THE VOLCANOES OF MAUNA LOA AND MAUNA KEA, SANDWICH ISLANDS (FROM THE SEA).
And now the passenger has before him a fortnight of the most tranquil part of the ocean called the Pacific. He must not be surprised if the heat rises to 90° or so in the saloon. The distance from San Francisco to Sydney direct is 6,500 miles, and Fiji is naturally en route; the detour to New Zealand considerably increases the length of the voyage. It will be remembered that these islands were formally annexed to Britain in 1874, after vain attempts at a mixed native and European government. The population was then 140,000; in a year or two afterwards 40,000 of the poor natives fell victims to the measles, another of the importations apparently inseparable from civilisation. The Wesleyan missionaries, in particular, have worked with so much zeal in these islands that more than half the people are Christians. There are 600 chapels in the 140 islands comprising the Fiji group. Formerly the natives were the worst kind of cannibals. They not merely killed and ate the victims of their island wars, but no shipwrecked or helpless person was safe among them. Numbers were slain at the caprice of the chiefs, especially at the building of a house or canoe, or at the reception of a native embassy. Widows were strangled at the death of their husbands, and slaves killed on the decease of their masters. The introduction of Christianity and partial civilisation has changed all that for the better; and the natives of to-day are described as mild and gentle, and little given to quarrelling. Among their customs is that of powdering the hair (always closely cropped) with lime, which is often coloured.
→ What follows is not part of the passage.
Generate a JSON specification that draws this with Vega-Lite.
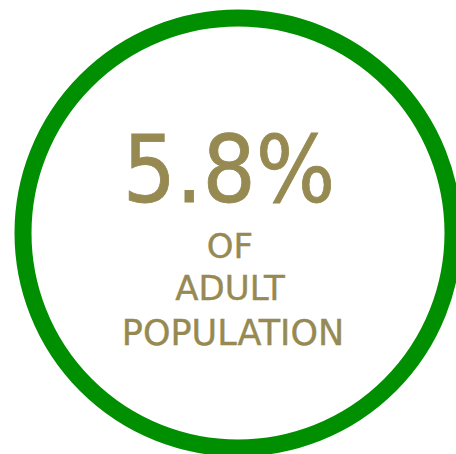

Their huts are of dried reeds, lashed to a strong framework of poles, and have lofty arched roofs, but are without windows or chimneys. Each has two low doors, through which one must crawl. The best native huts have a partition between the dwelling and bed room, and all are carpeted with mats. The only furniture consists of one article, a short piece of wood on two small legs, used for a pillow! Clay pots are used for cooking their principal diet, yams and fish. Many of them nowadays have houses well furnished with mats, curtains, baskets, jars, &c.